PROBLEM DESCRIPTION:
From the first line of the listing below to the line with "(0,0) rectangle (720,540);", print each line exactly, and nothing more. Leave out the pictures.

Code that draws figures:
^^^^
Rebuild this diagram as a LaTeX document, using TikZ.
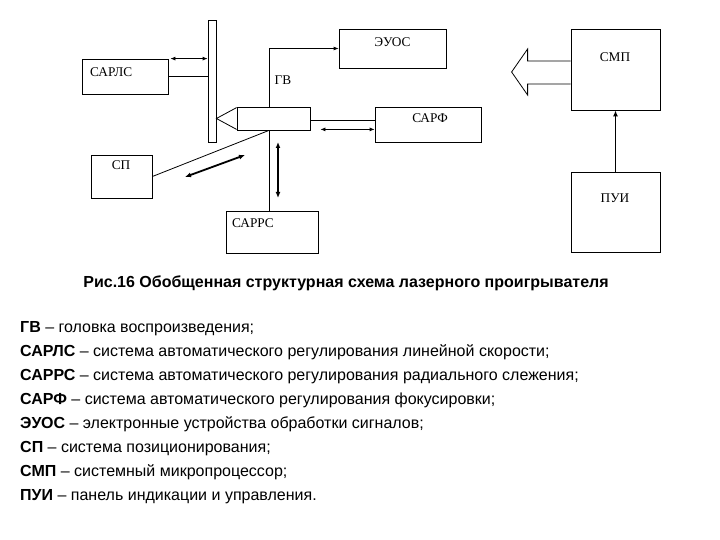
\documentclass[tikz,border=0pt]{standalone}
\usepackage{fontspec}
\setmainfont{Liberation Serif}
\setsansfont{Liberation Sans}
\usetikzlibrary{calc,arrows.meta}

\begin{document}
\begin{tikzpicture}[x=1pt, y=-1pt,
    box/.style={draw, thick, inner sep=0pt},
    lbl/.style={inner sep=0pt, font=\fontsize{13.3}{15}\selectfont},
    sig/.style={thick, -{Latex[length=5pt,width=4pt]}},
    dbl/.style={thick, {Latex[length=5pt,width=4pt]}-{Latex[length=5pt,width=4pt]}},
    fat/.style={line width=1.8pt, {Latex[length=6pt,width=5pt]}-{Latex[length=6pt,width=5pt]}},
    legend/.style={anchor=west, inner sep=0pt, text height=11.5pt, text depth=3.5pt, font=\sffamily\fontsize{16}{18}\selectfont}]
    \useasboundingbox (0,0) rectangle (720,540);

    % blocks
    \node[box, minimum width=8pt, minimum height=122pt] (disc) at (212,81) {};
    \node[box, minimum width=86pt, minimum height=35pt] (sarls) at (125,76.5) {};
    \node[box, minimum width=73pt, minimum height=23pt] (gv) at (273.5,118.5) {};
    \node[box, minimum width=107pt, minimum height=39pt] (euos) at (392.5,48.5) {};
    \node[box, minimum width=106pt, minimum height=35pt] (sarf) at (428,124.5) {};
    \node[box, minimum width=89pt, minimum height=81pt] (smp) at (615.5,69.5) {};
    \node[box, minimum width=89pt, minimum height=80pt] (pui) at (615.5,212) {};
    \node[box, minimum width=61pt, minimum height=43pt] (sp) at (121.5,176.5) {};
    \node[box, minimum width=92pt, minimum height=42pt] (sarrs) at (272,232) {};

    \node[lbl, anchor=west] at (90,72) {САРЛС};
    \node[lbl] at (283,80) {ГВ};
    \node[lbl] at (392.5,42) {ЭУОС};
    \node[lbl] at (430,118) {САРФ};
    \node[lbl] at (615,57) {СМП};
    \node[lbl] at (615,198) {ПУИ};
    \node[lbl] at (121,165) {СП};
    \node[lbl, anchor=west] at (232,223) {САРРС};

    % head and connections
    \coordinate (axis) at (269,0); \coordinate (spa) at (185,177); \coordinate (spb) at (245,155);
    \coordinate (pra) at (278,142); \coordinate (prb) at (278,198);
    \draw[thick] ($(gv.north west)+(0,1)$) -- (disc.east |- gv.west) -- ($(gv.south west)+(0,-1)$);
    \draw[dbl] ($(sarls.north east)+(2,0)$) -- (disc.west |- sarls.north);
    \draw[thick] (sarls.east) -- (disc.west |- sarls.east);
    \draw[sig] (gv.north -| axis) |- (euos.west);
    \draw[thick] ($(gv.east)+(0,1.5)$) -- ($(gv.east -| sarf.west)+(0,1.5)$);
    \draw[dbl] ($(gv.south east)+(10,-1)$) -- ($(gv.south -| sarf.west)+(0,-1)$);
    \draw[thick] (gv.south -| axis) -- (sp.east);
    \draw[thick] (gv.south -| axis) -- (sarrs.north -| axis);
    \draw[fat] (spa) -- (spb);
    \draw[fat] (pra) -- (prb);
    \draw[line width=1.8pt, -{Latex[length=6pt,width=5pt]}] (pui.north) -- (smp.south);
    \draw[thick] ($(smp.west)+(0,-8.5)$) -- ++(-43,0) -- ++(0,-12) -- ++(-16,23) -- ++(16,23) -- ++(0,-11) -- ++(43,0);

    % caption and legend
    \node[font=\sffamily\bfseries\fontsize{16}{18}\selectfont] (caption) at (346,283) {Рис.16 Обобщенная структурная схема лазерного проигрывателя};
    \foreach \key/\txt [count=\i from 0] in {ГВ/головка воспроизведения;,
        САРЛС/система автоматического регулирования линейной скорости;,
        САРРС/система автоматического регулирования радиального слежения;,
        САРФ/система автоматического регулирования фокусировки;,
        ЭУОС/электронные устройства обработки сигналов;,
        СП/система позиционирования;,
        СМП/системный микропроцессор;,
        ПУИ/панель индикации и управления.} {
        \node[legend] at (20,328+24*\i) {\textbf{\key} – \txt};
    }
\end{tikzpicture}
\end{document}
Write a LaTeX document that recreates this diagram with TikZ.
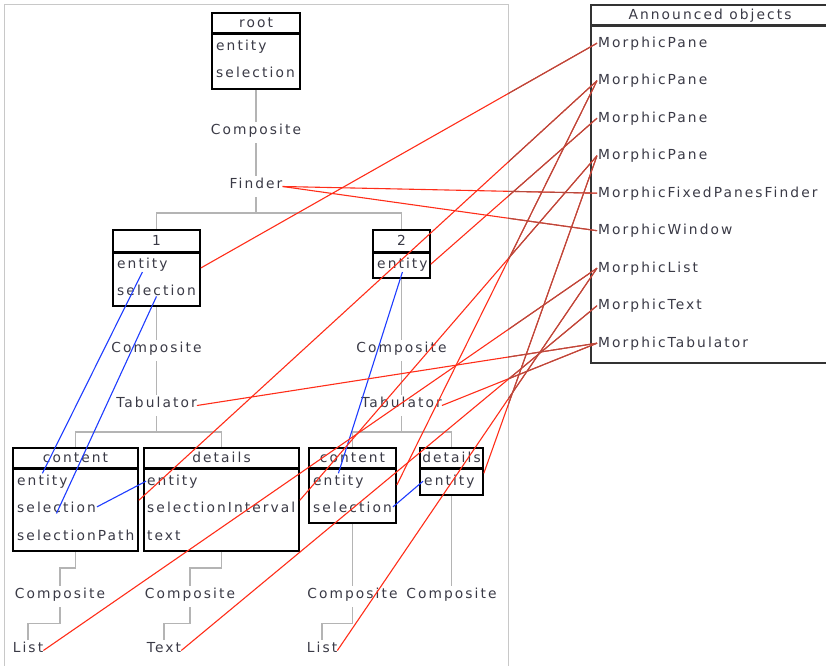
^^^^
OUTPUT FOR THIS TASK:
Rebuild this diagram as a LaTeX document, using TikZ.
\documentclass[tikz,border=0pt]{standalone}
\usepackage{fontspec}
\setmainfont{Liberation Serif}
\setsansfont{Liberation Sans}
\usetikzlibrary{calc,arrows.meta}

\begin{document}
\begin{tikzpicture}[x=1pt, y=-1pt,
    box/.style={draw, thick, inner sep=0pt},
    lbl/.style={inner sep=0pt, font=\fontsize{13.3}{15}\selectfont},
    sig/.style={thick, -{Latex[length=5pt,width=4pt]}},
    dbl/.style={thick, {Latex[length=5pt,width=4pt]}-{Latex[length=5pt,width=4pt]}},
    fat/.style={line width=1.8pt, {Latex[length=6pt,width=5pt]}-{Latex[length=6pt,width=5pt]}},
    legend/.style={anchor=west, inner sep=0pt, text height=11.5pt, text depth=3.5pt, font=\sffamily\fontsize{16}{18}\selectfont}]
    \useasboundingbox (0,0) rectangle (720,540);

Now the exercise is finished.